Retype the opening lines of the data exactly, stopping after the line that contains "import matplotlib.pyplot as plt". Skip every picture.

> _Data provided_
· · · ·

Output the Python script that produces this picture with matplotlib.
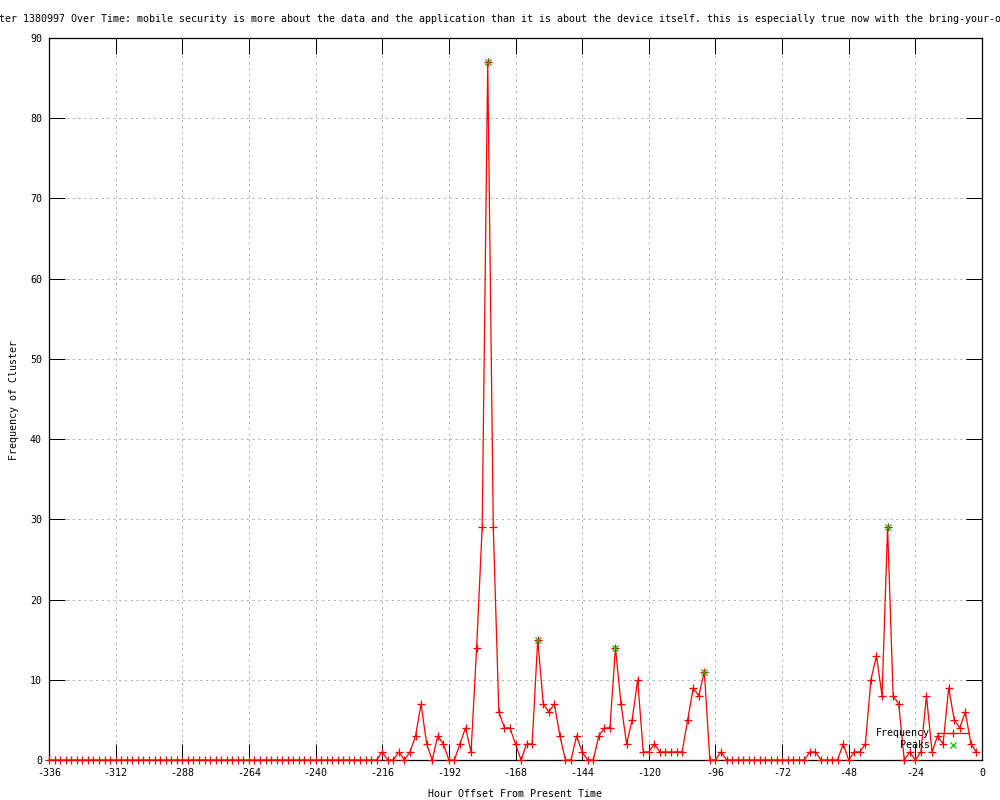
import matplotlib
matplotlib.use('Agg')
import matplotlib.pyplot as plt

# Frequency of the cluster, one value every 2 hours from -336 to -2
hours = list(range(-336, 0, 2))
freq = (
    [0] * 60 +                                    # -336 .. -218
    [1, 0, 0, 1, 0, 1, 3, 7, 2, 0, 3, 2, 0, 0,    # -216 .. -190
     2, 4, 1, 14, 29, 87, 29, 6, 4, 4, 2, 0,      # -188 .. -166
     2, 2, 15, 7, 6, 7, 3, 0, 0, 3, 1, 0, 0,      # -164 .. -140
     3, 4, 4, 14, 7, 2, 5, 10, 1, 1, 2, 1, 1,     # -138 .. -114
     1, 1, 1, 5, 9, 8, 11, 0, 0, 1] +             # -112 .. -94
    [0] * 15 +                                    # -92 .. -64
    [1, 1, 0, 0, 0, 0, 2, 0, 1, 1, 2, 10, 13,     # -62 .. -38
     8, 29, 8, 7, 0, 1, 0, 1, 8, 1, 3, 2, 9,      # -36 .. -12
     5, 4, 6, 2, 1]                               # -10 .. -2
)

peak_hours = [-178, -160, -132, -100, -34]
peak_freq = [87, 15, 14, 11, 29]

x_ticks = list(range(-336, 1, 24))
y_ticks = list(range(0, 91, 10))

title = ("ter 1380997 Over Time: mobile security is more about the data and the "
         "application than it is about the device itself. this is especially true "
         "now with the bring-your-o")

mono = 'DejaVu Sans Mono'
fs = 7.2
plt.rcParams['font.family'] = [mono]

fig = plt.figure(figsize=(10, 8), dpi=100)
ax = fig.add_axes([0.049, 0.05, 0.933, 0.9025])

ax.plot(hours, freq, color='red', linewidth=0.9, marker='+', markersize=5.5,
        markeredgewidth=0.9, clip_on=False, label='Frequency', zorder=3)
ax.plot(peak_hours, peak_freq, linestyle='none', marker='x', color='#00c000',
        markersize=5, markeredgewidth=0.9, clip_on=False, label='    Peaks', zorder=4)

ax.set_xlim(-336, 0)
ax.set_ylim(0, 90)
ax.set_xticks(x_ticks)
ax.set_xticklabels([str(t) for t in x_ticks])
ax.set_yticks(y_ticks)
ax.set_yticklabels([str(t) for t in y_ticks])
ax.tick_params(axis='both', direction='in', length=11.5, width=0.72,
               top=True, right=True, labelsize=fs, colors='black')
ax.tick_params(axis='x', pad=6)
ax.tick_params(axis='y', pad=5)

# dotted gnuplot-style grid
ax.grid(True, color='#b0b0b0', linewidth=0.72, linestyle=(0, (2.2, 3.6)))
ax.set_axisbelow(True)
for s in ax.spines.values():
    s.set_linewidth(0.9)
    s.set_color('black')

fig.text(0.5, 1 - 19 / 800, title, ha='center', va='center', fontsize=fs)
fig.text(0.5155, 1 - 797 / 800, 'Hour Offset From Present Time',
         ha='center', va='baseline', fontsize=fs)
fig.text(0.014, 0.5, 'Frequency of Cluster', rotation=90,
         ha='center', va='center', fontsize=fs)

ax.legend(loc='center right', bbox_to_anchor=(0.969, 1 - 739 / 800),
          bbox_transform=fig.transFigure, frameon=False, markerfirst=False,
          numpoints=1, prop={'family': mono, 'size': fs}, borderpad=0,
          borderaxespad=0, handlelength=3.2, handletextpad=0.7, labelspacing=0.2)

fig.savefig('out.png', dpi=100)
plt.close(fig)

· · · ·

> _The completed task_
Output the Python script that produces this picture with matplotlib.
import matplotlib
matplotlib.use('Agg')
import matplotlib.pyplot as plt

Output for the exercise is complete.